The
ethics agency also advises that employees may be directed to divest financial
investments if they pose a substantial conflict.
Does
Accountability Begin with Acknowledgement?
So far, Susan Rice has publicly ignored the issue. She has not acknowledged that she has a conflict of interest, and she has not cured it. She has not divested herself of her investments in the Canadian oil industry, or the oil industry generally. She has not promised to recuse herself from decisions involving her conflict of interest.
Media attention to the question has been scant despite its relevance and significant implications, with preference given to the obvious entertainment values of the on-going Republican rhetorical pie-throwing contest, punctuated with frequent reference to President Obama's forceful defense of Susan Rice in mid-November, when the only issue for Rice seemed to be Benghazi.
Two weeks later, Rice's conflict of interest question came up at a White House briefing, when White House press secretary Jay Carney sidestepped a direct answer:
"I
would commend Republican opposition researchers for the intellectual bandwidth
that is required to read a financial disclosure form," Carney said of the
issue, "because this was all documented in a financial disclosure form."
From there, most of the mainstream media let the unanswered question go unexplored. At the same time, a few started raising questions about Susan Rice's actual record over the previous 20 years. On December 4, the New York Times ran a lengthy op-ed column by an experienced British journalist that raised doubts about Rice's past judgments on several issues of both policy and character (later answered by one of Rice's former colleagues at the Brookings Institute). Five days later, a Times editorial raised more troubling questions, suggesting that Rice has "a surprising and unsettling sympathy for Africa's despots."

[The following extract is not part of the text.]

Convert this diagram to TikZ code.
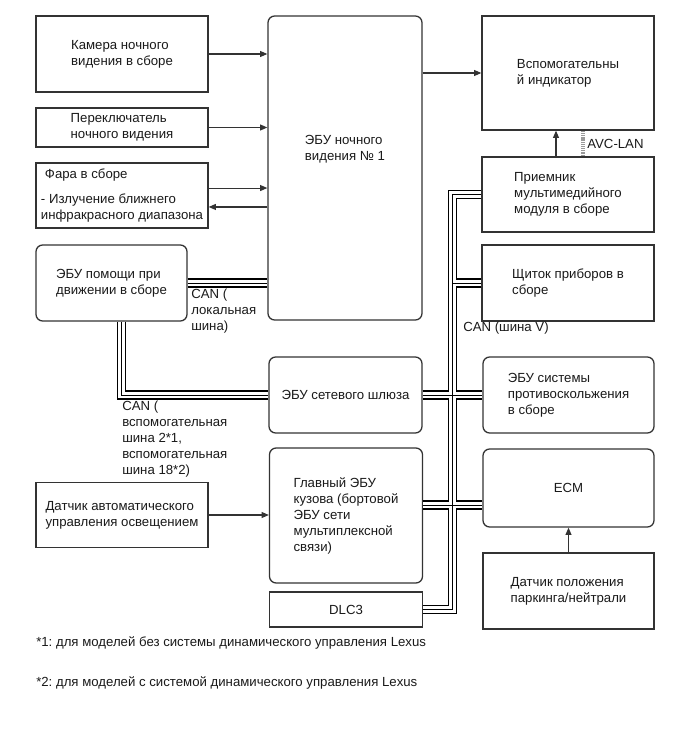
\documentclass[tikz,border=0pt]{standalone}
\usepackage{fontspec}
\setmainfont{Liberation Sans}
\usetikzlibrary{arrows.meta,calc,positioning}
\definecolor{nvink}{HTML}{1A1A1A}
\definecolor{nvline}{HTML}{333333}
\definecolor{nvhatch}{HTML}{9A9A9A}
\frenchspacing

\begin{document}
\begin{tikzpicture}[x=0.75pt,y=-0.75pt,text=nvink,
  font=\fontsize{9.9}{12}\selectfont,
  plainbox/.style={draw=nvline,line width=0.95pt,align=left,inner sep=2pt},
  ecubox/.style={plainbox,rounded corners=5pt},
  sigarrow/.style={draw=nvline,line width=0.8pt,-{Triangle[length=5.5pt,width=4.5pt]}},
  canbus/.style={draw=black,line width=7pt,
    postaction={draw=white,line width=5.2pt},
    postaction={draw=black,line width=0.7pt}},
  avclan/.style={draw=nvhatch,line width=3.5pt,dash pattern=on 0.8pt off 0.6pt},
  buslabel/.style={anchor=north west,inner sep=0pt,align=left}]
  \fill[white] (0,0) rectangle (690,756);
  \path[use as bounding box] (0,0) rectangle (690,756);

  % left column
  \node[plainbox,minimum width=129pt,minimum height=57pt] (cam) at (122,54)
    {Камера ночного\\видения в сборе};
  \node[plainbox,minimum width=129pt,minimum height=29.25pt] (sw) at (122,127.5)
    {Переключатель\\ночного видения};
  \node[plainbox,minimum width=129pt,minimum height=48.75pt] (head) at (122,195.5)
    {\hspace{3pt}Фара в сборе\\[7pt]- Излучение ближнего\\инфракрасного диапазона};
  \node[ecubox,minimum width=113.25pt,minimum height=57pt] (assist) at (111.5,283)
    {ЭБУ помощи при\\движении в сборе};
  \node[plainbox,minimum width=129pt,minimum height=48.75pt] (light) at (122,515)
    {Датчик автоматического\\управления освещением};

  % middle column
  \node[ecubox,minimum width=115.5pt,minimum height=228pt] (nv) at (345,168) {};
  \node[align=left,inner sep=0pt] (nvtext) at ([yshift=14pt]nv.center)
    {ЭБУ ночного\\видения № 1};
  \node[ecubox,minimum width=114.75pt,minimum height=57pt] (gw) at (345.5,395)
    {ЭБУ сетевого шлюза};
  \node[ecubox,minimum width=114.75pt,minimum height=101.25pt] (body) at (346,515.5)
    {Главный ЭБУ\\кузова (бортовой\\ЭБУ сети\\мультиплексной\\связи)};
  \node[plainbox,minimum width=114.75pt,minimum height=26.25pt] (dlc) at (346,609.5)
    {DLC3};

  % right column
  \node[plainbox,minimum width=129pt,minimum height=85.5pt] (aux) at (568,73)
    {Вспомогательны\\й индикатор};
  \node[plainbox,minimum width=129pt,minimum height=56.25pt] (mmr) at (568,194.5)
    {Приемник\\мультимедийного\\модуля в сборе};
  \node[plainbox,minimum width=129pt,minimum height=57pt] (cluster) at (568,283)
    {Щиток приборов в\\сборе};
  \node[ecubox,minimum width=128.25pt,minimum height=57pt] (col) at (568.5,395)
    {ЭБУ системы\\противоскольжения\\в сборе};
  \node[ecubox,minimum width=128.25pt,minimum height=58.5pt] (ecm) at (568.5,488)
    {ECM};
  \node[plainbox,minimum width=128.25pt,minimum height=57pt] (park) at (568.5,591)
    {Датчик положения\\паркинга/нейтрали};

  % signal wires
  \foreach \src in {cam,sw}
    {\draw[sigarrow] (\src.east) -- (\src.east -| nv.west);}
  \draw[sigarrow] ([yshift=5.6pt]head.east) -- ([yshift=5.6pt]head.east -| nv.west);
  \draw[sigarrow] ([yshift=-8.6pt]head.east -| nv.west) -- ([yshift=-8.6pt]head.east);
  \draw[sigarrow] (nv.east |- aux.west) -- (aux.west);
  \draw[sigarrow] ([xshift=-9pt]mmr.north) -- ([xshift=-9pt]aux.south);
  \draw[avclan] ([xshift=11.25pt]mmr.north) -- ([xshift=11.25pt]aux.south)
    node[midway,right=1.5pt,inner sep=0pt] (avclbl) {AVC-LAN};
  \draw[sigarrow] (light.east) -- (light.east -| body.west);
  \draw[sigarrow] (park.north) -- (ecm.south);

  % CAN lines
  \coordinate (trunk) at ($(gw.east)!0.5!(col.west)$);
  \coordinate (jb) at (452,505);
  \draw[canbus] (assist.east) -- (assist.east -| nv.west);
  \draw[canbus] ([xshift=7.5pt]assist.south) |- (gw.west);
  \draw[canbus] (mmr.west) -| (trunk |- dlc.east) -- (dlc.east)
    (cluster.west) -- (trunk |- cluster.west)
    (gw.east) -- (col.west)
    (body.east |- jb) -- (ecm.west |- jb);

  \node[buslabel] (canlocal) at (191,289) {CAN (\\локальная\\шина)};
  \node[buslabel] (canaux) at (122,401)
    {CAN (\\вспомогательная\\шина 2*1,\\вспомогательная\\шина 18*2)};
  \node[anchor=west,inner sep=0pt] (canv) at (463,328) {CAN (шина V)};

  \node[anchor=west,inner sep=0pt] (fn1) at (36,643)
    {*1: для моделей без системы динамического управления Lexus};
  \node[anchor=west,inner sep=0pt] (fn2) at (36,683)
    {*2: для моделей с системой динамического управления Lexus};
\end{tikzpicture}
\end{document}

On December 12, The Daily Beast ran a piece titled "Susan Rice's Personality "Disorder'" that argued that Rice was "being subjected to an immutable law of the Washington power grid: in the rough and tumble of political combat, personality trumps policy." The piece went on to group Rice with such unlovable failed nominees of the past as John Tower, Robert Bork, and John Bolton (although Bolton did get a recess appointment as UN Ambassador).